Three Guys and a Podcast: Apple News & Analysis
If you are an IT professional and yet love the Mac OS, it's tough not to have a "real" Mac server in the line-up. While the Mac Mini Server is a nice choice for home use, it lacks the redundancy needed for business applications that can't afford downtime or to lose data because of hard drive or power supply failures.
Recently I had a conversation with Brian Stucki, owner of Mac Mini Colo, located in Las Vegas, NV. What his company has done with the Mac Mini Server it is very impressive. While his solution doesn't solve the redundancy issue, he has a nice setup for those who need to colo for a Mac Mini Server. He said the Mac Mini's reliability was great and has yet to see a power supply fail on any of the 1,000 plus Mac Mini Servers he's dealt with over the years.

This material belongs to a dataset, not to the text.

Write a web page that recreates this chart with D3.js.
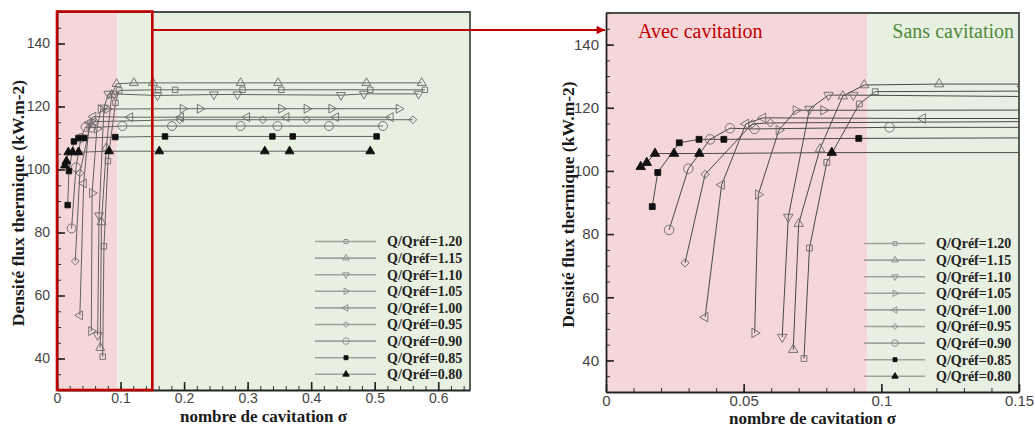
<!DOCTYPE html>
<html>
<head>
<meta charset="utf-8">
<script src="https://cdn.jsdelivr.net/npm/d3@7"></script>
<style>
  body { margin: 0; background: #fff; }
  svg text { font-family: "Liberation Serif", "Times New Roman", serif; }
  .tick text { font-family: "Liberation Sans", Arial, sans-serif; fill: #444; }
</style>
</head>
<body>
<script>
// chart.js

    var width = 1035,
        height = 427;

    // Series labels (legend order, top to bottom).
    var qLabels = ["Q/Qréf=1.20", "Q/Qréf=1.15", "Q/Qréf=1.10", "Q/Qréf=1.05", "Q/Qréf=1.00",
                   "Q/Qréf=0.95", "Q/Qréf=0.90", "Q/Qréf=0.85", "Q/Qréf=0.80"];

    // Cavitation number (sigma) and heat flux density (kW.m-2).
    var sigma120 = [0.0719, 0.0739, 0.0802, 0.092, 0.0978, 0.159, 0.186, 0.292, 0.353, 0.493, 0.579];
    var flux120  = [40.6, 75.6, 102.7, 121.2, 125.1, 125.3, 125.3, 125.3, 125.3, 125.3, 125.3];

    var sigma115 = [0.068, 0.070, 0.0777, 0.086, 0.0938, 0.121, 0.151, 0.289, 0.348, 0.487, 0.574];
    var flux115  = [43.4, 83.3, 106.9, 123.7, 127.2, 127.5, 127.5, 127.5, 127.5, 127.5, 127.5];

    var sigma110 = [0.064, 0.0662, 0.0739, 0.0808, 0.0898, 0.158, 0.247, 0.284, 0.447, 0.483, 0.569];
    var flux110  = [47.4, 85.4, 119.6, 124.0, 124.0, 123.5, 123.8, 123.8, 123.6, 124.0, 124.0];

    var sigma105 = [0.054, 0.0553, 0.0628, 0.069, 0.079, 0.198, 0.225, 0.353, 0.393, 0.432, 0.538];
    var flux105  = [48.7, 92.5, 112.9, 119.2, 119.2, 119.3, 119.3, 119.3, 119.3, 119.3, 119.3];

    var sigma100 = [0.036, 0.042, 0.0508, 0.057, 0.115, 0.195, 0.299, 0.361, 0.439, 0.525];
    var flux100  = [53.7, 95.6, 114.9, 116.8, 116.6, 116.6, 116.6, 116.6, 116.6, 116.6];

    var sigma095 = [0.0287, 0.036, 0.0531, 0.0597, 0.193, 0.324, 0.393, 0.560];
    var flux095  = [70.9, 98.9, 114.9, 115.2, 115.8, 115.8, 115.8, 115.8];

    var sigma090 = [0.0229, 0.0299, 0.0378, 0.045, 0.0539, 0.103, 0.181, 0.289, 0.347, 0.428, 0.513];
    var flux090  = [81.3, 100.7, 110.0, 113.5, 113.3, 113.8, 113.8, 113.8, 113.8, 113.8, 113.8];

    var sigma085 = [0.0168, 0.0188, 0.0266, 0.0338, 0.0428, 0.0918, 0.170, 0.339, 0.371, 0.503];
    var flux085  = [88.7, 99.5, 108.9, 110.0, 110.0, 110.3, 110.5, 110.5, 110.5, 110.5];

    var sigma080 = [0.0126, 0.0148, 0.0178, 0.0247, 0.0339, 0.082, 0.161, 0.327, 0.366, 0.493];
    var flux080  = [101.3, 102.6, 105.5, 105.5, 105.5, 105.8, 105.8, 105.8, 105.8, 105.8];

    // Tick labels.
    var yTickValues   = [40, 60, 80, 100, 120, 140];
    var leftXTicks    = [0, 0.1, 0.2, 0.3, 0.4, 0.5, 0.6];
    var leftXLabels   = ["0", "0.1", "0.2", "0.3", "0.4", "0.5", "0.6"];
    var rightXTicks   = [0, 0.05, 0.1, 0.15];
    var rightXLabels  = ["0", "0.05", "0.1", "0.15"];

    var cavitationLimit = 0.095; // Sigma where the shaded "with cavitation" zone ends.
    var zoomLimit = 0.15;        // Range of the left panel shown enlarged on the right.

    var seriesData = [
        [sigma120, flux120], [sigma115, flux115], [sigma110, flux110],
        [sigma105, flux105], [sigma100, flux100], [sigma095, flux095],
        [sigma090, flux090], [sigma085, flux085], [sigma080, flux080]
    ];

    // Marker for each series (same order as labels).
    var markerTypes = ["square", "triangleUp", "triangleDown", "triangleRight", "triangleLeft",
                       "diamond", "circle", "squareFilled", "triangleFilled"];

    var pink = "#f5d6d9",
        green = "#e8f0e1",
        red = "#c00000";

    var svg = d3.select("body").append("svg")
        .attr("width", width)
        .attr("height", height);

    svg.append("defs").append("marker")
        .attr("id", "arrowHead")
        .attr("viewBox", "0 0 10 10")
        .attr("refX", 10).attr("refY", 5)
        .attr("markerWidth", 5).attr("markerHeight", 4.2)
        .attr("markerUnits", "strokeWidth")
        .attr("orient", "auto")
        .append("path").attr("d", "M0,0 L10,5 L0,10 z").attr("fill", red);

    function markerPath(type, size) {
        var base = type.indexOf("square") === 0 || type === "diamond" ? d3.symbolSquare
                 : type === "circle" ? d3.symbolCircle : d3.symbolTriangle;
        var s = type === "circle" ? size * 2.1 : (type.indexOf("triangle") === 0 ? size * 1.15 : size);
        return d3.symbol().type(base).size(s)();
    }

    function markerRotation(type) {
        if (type === "triangleDown") return 180;
        if (type === "triangleRight") return 90;
        if (type === "triangleLeft") return -90;
        if (type === "diamond") return 45;
        return 0;
    }

    function isFilled(type) { return type.indexOf("Filled") > 0; }

    function drawMarker(g, type, cx, cy, size, openColor) {
        g.append("path")
            .attr("d", markerPath(type, size))
            .attr("transform", "translate(" + cx + "," + cy + ") rotate(" + markerRotation(type) + ")")
            .attr("fill", isFilled(type) ? "#111" : "none")
            .attr("stroke", isFilled(type) ? "#111" : openColor)
            .attr("stroke-width", 0.9);
    }

    function drawPanel(p, id) {
        var g = svg.append("g");

        var xScale = d3.scaleLinear().domain([0, p.xMax]).range([p.x0, p.x1]);
        var yScale = d3.scaleLinear().domain([30, 150]).range([p.y1, p.y0]);

        // Shaded zones.
        g.append("rect")
            .attr("x", xScale(0)).attr("y", p.y0)
            .attr("width", xScale(cavitationLimit) - xScale(0)).attr("height", p.y1 - p.y0)
            .attr("fill", pink);
        g.append("rect")
            .attr("x", xScale(cavitationLimit)).attr("y", p.y0)
            .attr("width", p.x1 - xScale(cavitationLimit)).attr("height", p.y1 - p.y0)
            .attr("fill", green);

        svg.select("defs").append("clipPath").attr("id", "clip" + id)
            .append("rect").attr("x", p.x0).attr("y", p.y0)
            .attr("width", p.x1 - p.x0).attr("height", p.y1 - p.y0);

        var plot = g.append("g").attr("clip-path", "url(#clip" + id + ")");

        var line = d3.line()
            .x(function(d) { return xScale(d[0]); })
            .y(function(d) { return yScale(d[1]); });

        seriesData.forEach(function(s, i) {
            var pts = s[0].map(function(v, k) { return [v, s[1][k]]; });
            plot.append("path")
                .attr("d", line(pts))
                .attr("fill", "none")
                .attr("stroke", p.lineColor)
                .attr("stroke-width", 1);
        });

        seriesData.forEach(function(s, i) {
            s[0].forEach(function(v, k) {
                drawMarker(plot, markerTypes[i], xScale(v), yScale(s[1][k]), p.markerSize, "#6a6a6a");
            });
        });

        // Legend.
        var legendTop = p.y1 - 148.5;
        qLabels.forEach(function(label, i) {
            var ly = legendTop + i * 16.6;
            g.append("line")
                .attr("x1", p.x1 - 155).attr("x2", p.x1 - 94)
                .attr("y1", ly).attr("y2", ly)
                .attr("stroke", "#a0a39c").attr("stroke-width", 1.6);
            drawMarker(g, markerTypes[i], p.x1 - 124, ly, 16, "#8a8a8a");
            g.append("text")
                .attr("x", p.x1 - 83).attr("y", ly).attr("dy", "0.35em")
                .style("font-size", "14px").style("font-weight", "bold")
                .attr("fill", "#222")
                .text(label);
        });

        // Frame (top and right).
        g.append("path")
            .attr("d", "M" + p.x0 + "," + p.y0 + "H" + p.x1 + "V" + p.y1)
            .attr("fill", "none").attr("stroke", "#4a4f48").attr("stroke-width", 1.8);

        // Minor ticks.
        g.append("g")
            .attr("transform", "translate(0," + p.y1 + ")")
            .call(d3.axisBottom(xScale).tickValues(d3.range(0, p.xMax + 1e-9, p.xMinor))
                .tickSize(-4).tickFormat(""))
            .call(function(a) { a.select(".domain").remove(); a.selectAll("line").attr("stroke", "#333"); });
        g.append("g")
            .attr("transform", "translate(" + p.x0 + ",0)")
            .call(d3.axisLeft(yScale).tickValues(d3.range(30, 151, 5))
                .tickSize(-4).tickFormat(""))
            .call(function(a) { a.select(".domain").remove(); a.selectAll("line").attr("stroke", "#333"); });

        // Major ticks with labels.
        g.append("g")
            .attr("transform", "translate(0," + p.y1 + ")")
            .call(d3.axisBottom(xScale).tickValues(p.xTicks)
                .tickFormat(function(d, i) { return p.xLabels[i]; })
                .tickSizeInner(-8).tickSizeOuter(0).tickPadding(p.tickPad))
            .call(function(a) {
                a.select(".domain").attr("stroke", "#222").attr("stroke-width", 1.8);
                a.selectAll("line").attr("stroke", "#222").attr("stroke-width", 1.6);
                a.selectAll("text").style("font-size", p.tickFont + "px");
            });
        g.append("g")
            .attr("transform", "translate(" + p.x0 + ",0)")
            .call(d3.axisLeft(yScale).tickValues(yTickValues)
                .tickSizeInner(-8).tickSizeOuter(0).tickPadding(7))
            .call(function(a) {
                a.select(".domain").attr("stroke", "#222").attr("stroke-width", 1.8);
                a.selectAll("line").attr("stroke", "#222").attr("stroke-width", 1.6);
                a.selectAll("text").style("font-size", p.tickFont + "px");
            });

        // Axis titles.
        g.append("text")
            .attr("x", (p.x0 + p.x1) / 2).attr("y", p.y1 + 32)
            .attr("text-anchor", "middle")
            .style("font-size", "17px").style("font-weight", "bold")
            .attr("fill", "#1a1a1a")
            .text("nombre de cavitation σ");
        g.append("text")
            .attr("transform", "translate(" + p.titleX + "," + ((p.y0 + p.y1) / 2 + 2) + ") rotate(-90)")
            .attr("text-anchor", "middle")
            .style("font-size", "17.5px").style("font-weight", "bold")
            .attr("fill", "#1a1a1a")
            .text("Densité flux thermique (kW.m-2)");

        return { x: xScale, y: yScale };
    }

    var leftPanel = { x0: 57, x1: 470, y0: 12, y1: 390, xMax: 0.65, xMinor: 0.02,
                      xTicks: leftXTicks, xLabels: leftXLabels, tickPad: 3, tickFont: 14,
                      titleX: 24, markerSize: 30, lineColor: "#626262" };
    var rightPanel = { x0: 606, x1: 1019, y0: 13, y1: 392, xMax: 0.15, xMinor: 0.01,
                       xTicks: rightXTicks, xLabels: rightXLabels, tickPad: 3, tickFont: 15,
                       titleX: 574, markerSize: 34, lineColor: "#4a4a4a" };

    var L = drawPanel(leftPanel, 0);
    var R = drawPanel(rightPanel, 1);

    // Zoomed region on the left panel and arrow to the enlarged view.
    svg.append("rect")
        .attr("x", L.x(0)).attr("y", leftPanel.y0 - 0.5)
        .attr("width", L.x(zoomLimit) - L.x(0)).attr("height", leftPanel.y1 - leftPanel.y0 + 0.5)
        .attr("fill", "none").attr("stroke", red).attr("stroke-width", 2.6);

    var arrowY = leftPanel.y0 + 18;
    svg.append("line")
        .attr("x1", L.x(zoomLimit)).attr("x2", rightPanel.x0 - 1)
        .attr("y1", arrowY).attr("y2", arrowY)
        .attr("stroke", red).attr("stroke-width", 2)
        .attr("marker-end", "url(#arrowHead)");

    // Zone labels on the right panel.
    svg.append("text")
        .attr("x", 638).attr("y", 38)
        .style("font-size", "20px")
        .attr("fill", red)
        .text("Avec cavitation");
    svg.append("text")
        .attr("x", rightPanel.x1 - 5).attr("y", 38)
        .attr("text-anchor", "end")
        .style("font-size", "20px")
        .attr("fill", "#4e8b3a")
        .text("Sans cavitation");
</script>
</body>
</html>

Still, if the 2013 version of the Mac Pro tower, mentioned in a Facebook post by Tim Cook, doesn't deliver a rack mountable server solution there could be another way for Apple to deliver redundancy in its server offerings. What if Apple made it so two Mac Mini servers could be connected directly together via Thunderbolt and then could share a brain and drives? This is also known as "cluster computing." Some hardware and software would need to be developed for this, but this would solve a lot of shortcomings with Apple's current line-up without a lot of work. The beauty of the Mac Mini Server is its small size and price. Several Mac Minis can be stacked or set next to each other in a small space. This type of solution would mean if one Mac Mini's power supply died or hard disk died, the other would continue on like nothing happened (but bear the full load alone). Quickly procure another a Mac Mini Server, connect it up and viola, redundancy is back in place.
There are a couple of nice storage options that allow for redundancy in this scenario: one could use an external Thunderbolt RAID package (Promise, LaCie, G-Drives,...) or just get the Mac Minis with SSD drives and the data is shared between the two via a RAID 1 array.
If Apple doesn't want to spend a lot of energy, but still wants to provide a decent option for Mac IT people, this would be an easy way to deliver a serious server solution that most IT professionals could live with and recommend to their businesses and organizations.